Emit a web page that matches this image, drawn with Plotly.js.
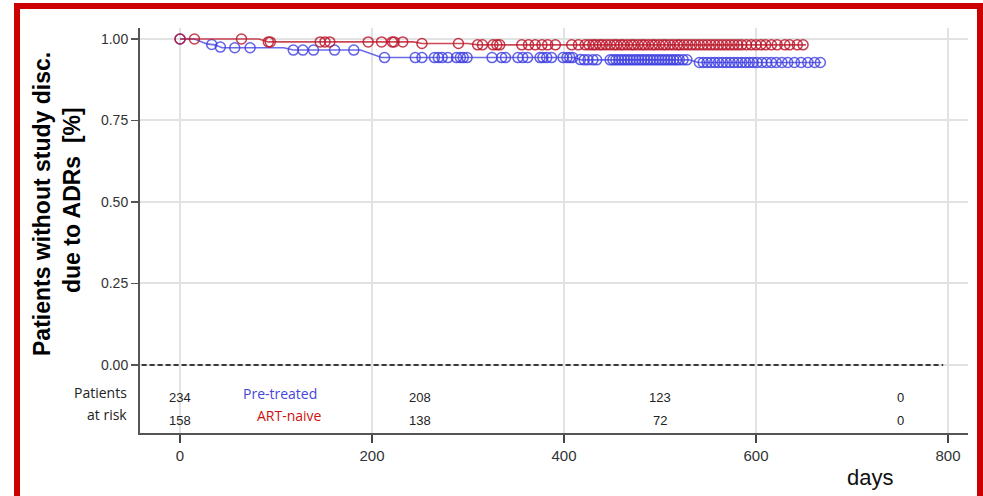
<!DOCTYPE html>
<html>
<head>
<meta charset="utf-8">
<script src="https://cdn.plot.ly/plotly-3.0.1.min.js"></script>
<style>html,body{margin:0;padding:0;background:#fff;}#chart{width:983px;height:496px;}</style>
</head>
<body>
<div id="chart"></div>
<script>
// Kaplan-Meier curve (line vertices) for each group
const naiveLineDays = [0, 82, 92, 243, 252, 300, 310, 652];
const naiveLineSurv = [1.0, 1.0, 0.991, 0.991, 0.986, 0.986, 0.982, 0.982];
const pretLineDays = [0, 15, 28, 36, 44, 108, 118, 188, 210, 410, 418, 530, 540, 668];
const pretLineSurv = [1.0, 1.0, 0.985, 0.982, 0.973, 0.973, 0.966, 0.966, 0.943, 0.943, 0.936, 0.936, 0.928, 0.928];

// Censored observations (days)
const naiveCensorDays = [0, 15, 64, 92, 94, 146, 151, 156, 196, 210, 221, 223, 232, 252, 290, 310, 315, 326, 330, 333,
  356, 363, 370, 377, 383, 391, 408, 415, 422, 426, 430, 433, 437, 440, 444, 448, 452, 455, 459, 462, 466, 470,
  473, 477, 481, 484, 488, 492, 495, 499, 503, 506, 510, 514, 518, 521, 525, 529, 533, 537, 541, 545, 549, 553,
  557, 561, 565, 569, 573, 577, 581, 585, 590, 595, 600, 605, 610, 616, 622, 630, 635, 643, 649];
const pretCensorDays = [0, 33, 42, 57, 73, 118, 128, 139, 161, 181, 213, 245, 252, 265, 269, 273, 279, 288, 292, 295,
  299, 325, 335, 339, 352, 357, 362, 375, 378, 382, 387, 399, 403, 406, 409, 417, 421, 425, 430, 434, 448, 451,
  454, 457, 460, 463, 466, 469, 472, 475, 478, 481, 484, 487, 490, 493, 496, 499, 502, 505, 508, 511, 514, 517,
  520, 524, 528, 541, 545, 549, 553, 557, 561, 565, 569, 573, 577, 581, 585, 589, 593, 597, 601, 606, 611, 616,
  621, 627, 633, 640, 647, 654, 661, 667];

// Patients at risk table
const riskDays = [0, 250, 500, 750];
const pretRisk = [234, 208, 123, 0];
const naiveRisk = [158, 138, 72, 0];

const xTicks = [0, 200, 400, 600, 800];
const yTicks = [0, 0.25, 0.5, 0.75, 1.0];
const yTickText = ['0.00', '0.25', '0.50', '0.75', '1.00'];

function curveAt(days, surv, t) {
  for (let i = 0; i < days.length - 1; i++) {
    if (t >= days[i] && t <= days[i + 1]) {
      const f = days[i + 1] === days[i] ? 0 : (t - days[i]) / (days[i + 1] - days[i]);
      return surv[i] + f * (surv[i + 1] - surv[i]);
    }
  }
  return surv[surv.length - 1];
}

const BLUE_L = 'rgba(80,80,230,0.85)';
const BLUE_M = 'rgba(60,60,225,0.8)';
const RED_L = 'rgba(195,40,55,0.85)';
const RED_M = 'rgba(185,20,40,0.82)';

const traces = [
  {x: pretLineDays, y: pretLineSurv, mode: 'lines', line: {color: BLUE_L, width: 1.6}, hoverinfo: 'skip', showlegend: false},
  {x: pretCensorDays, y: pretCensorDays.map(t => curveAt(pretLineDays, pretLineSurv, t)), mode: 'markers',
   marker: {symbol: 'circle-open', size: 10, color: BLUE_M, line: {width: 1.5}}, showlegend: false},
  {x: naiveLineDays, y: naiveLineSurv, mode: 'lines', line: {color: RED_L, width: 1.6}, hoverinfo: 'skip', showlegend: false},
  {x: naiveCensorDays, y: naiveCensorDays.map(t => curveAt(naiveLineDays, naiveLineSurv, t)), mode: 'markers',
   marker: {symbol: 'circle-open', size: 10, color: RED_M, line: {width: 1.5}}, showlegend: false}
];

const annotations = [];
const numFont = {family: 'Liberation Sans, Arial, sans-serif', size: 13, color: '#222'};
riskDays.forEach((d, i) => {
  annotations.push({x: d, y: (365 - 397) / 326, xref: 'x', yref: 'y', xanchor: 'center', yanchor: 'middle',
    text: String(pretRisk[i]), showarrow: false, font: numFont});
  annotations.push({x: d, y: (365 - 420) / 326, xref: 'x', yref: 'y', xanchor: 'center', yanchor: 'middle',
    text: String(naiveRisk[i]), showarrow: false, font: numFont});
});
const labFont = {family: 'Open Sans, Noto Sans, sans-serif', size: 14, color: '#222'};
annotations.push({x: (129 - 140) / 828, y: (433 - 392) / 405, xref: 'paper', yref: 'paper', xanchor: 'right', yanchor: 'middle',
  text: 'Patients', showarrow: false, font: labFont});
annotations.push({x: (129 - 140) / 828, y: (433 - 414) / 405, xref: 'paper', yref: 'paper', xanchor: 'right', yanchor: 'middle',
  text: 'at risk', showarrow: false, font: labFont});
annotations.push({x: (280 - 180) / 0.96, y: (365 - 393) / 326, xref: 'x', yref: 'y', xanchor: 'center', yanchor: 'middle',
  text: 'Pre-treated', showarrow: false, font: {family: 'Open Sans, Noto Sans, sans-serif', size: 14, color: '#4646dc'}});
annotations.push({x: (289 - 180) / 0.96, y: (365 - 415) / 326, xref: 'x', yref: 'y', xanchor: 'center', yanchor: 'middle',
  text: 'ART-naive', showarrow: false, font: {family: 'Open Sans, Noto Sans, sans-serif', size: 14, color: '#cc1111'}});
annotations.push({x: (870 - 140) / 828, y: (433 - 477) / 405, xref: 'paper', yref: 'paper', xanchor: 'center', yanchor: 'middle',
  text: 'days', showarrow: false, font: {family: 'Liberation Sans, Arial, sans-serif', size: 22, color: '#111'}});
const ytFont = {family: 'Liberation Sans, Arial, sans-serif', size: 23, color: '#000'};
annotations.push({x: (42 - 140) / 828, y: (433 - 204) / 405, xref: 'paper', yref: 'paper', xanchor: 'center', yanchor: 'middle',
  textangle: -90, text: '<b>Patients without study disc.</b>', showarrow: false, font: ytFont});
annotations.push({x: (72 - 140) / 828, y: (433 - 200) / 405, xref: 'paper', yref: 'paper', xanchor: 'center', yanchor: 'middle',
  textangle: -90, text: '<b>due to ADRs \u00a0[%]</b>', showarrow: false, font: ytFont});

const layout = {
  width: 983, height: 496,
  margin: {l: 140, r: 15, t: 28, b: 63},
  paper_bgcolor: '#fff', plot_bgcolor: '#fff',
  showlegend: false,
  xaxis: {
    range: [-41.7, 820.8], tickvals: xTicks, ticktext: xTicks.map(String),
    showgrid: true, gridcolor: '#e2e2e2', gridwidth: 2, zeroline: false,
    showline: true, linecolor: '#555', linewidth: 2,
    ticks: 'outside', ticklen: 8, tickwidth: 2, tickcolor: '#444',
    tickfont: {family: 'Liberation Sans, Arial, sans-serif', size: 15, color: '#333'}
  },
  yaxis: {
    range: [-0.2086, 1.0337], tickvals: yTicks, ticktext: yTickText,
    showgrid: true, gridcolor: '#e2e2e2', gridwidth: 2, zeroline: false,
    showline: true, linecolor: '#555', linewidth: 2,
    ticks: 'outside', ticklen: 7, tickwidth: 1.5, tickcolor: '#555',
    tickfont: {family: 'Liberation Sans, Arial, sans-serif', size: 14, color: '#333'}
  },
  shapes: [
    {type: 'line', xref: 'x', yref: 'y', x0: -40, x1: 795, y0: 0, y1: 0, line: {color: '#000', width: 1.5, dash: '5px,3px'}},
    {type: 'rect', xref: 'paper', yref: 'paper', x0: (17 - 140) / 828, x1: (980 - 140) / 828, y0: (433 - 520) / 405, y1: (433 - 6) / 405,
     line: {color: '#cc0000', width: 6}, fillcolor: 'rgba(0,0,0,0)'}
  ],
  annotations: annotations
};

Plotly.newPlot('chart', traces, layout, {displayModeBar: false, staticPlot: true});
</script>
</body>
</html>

Directive:
Write down every line from the opening of the listing to the line with "0.936, 0.928, 0.928];", both included, and nothing else; the pictures are omitted.

Completed task:
Emit a web page that matches this image, drawn with Plotly.js.
<!DOCTYPE html>
<html>
<head>
<meta charset="utf-8">
<script src="https://cdn.plot.ly/plotly-3.0.1.min.js"></script>
<style>html,body{margin:0;padding:0;background:#fff;}#chart{width:983px;height:496px;}</style>
</head>
<body>
<div id="chart"></div>
<script>
// Kaplan-Meier curve (line vertices) for each group
const naiveLineDays = [0, 82, 92, 243, 252, 300, 310, 652];
const naiveLineSurv = [1.0, 1.0, 0.991, 0.991, 0.986, 0.986, 0.982, 0.982];
const pretLineDays = [0, 15, 28, 36, 44, 108, 118, 188, 210, 410, 418, 530, 540, 668];
const pretLineSurv = [1.0, 1.0, 0.985, 0.982, 0.973, 0.973, 0.966, 0.966, 0.943, 0.943, 0.936, 0.936, 0.928, 0.928];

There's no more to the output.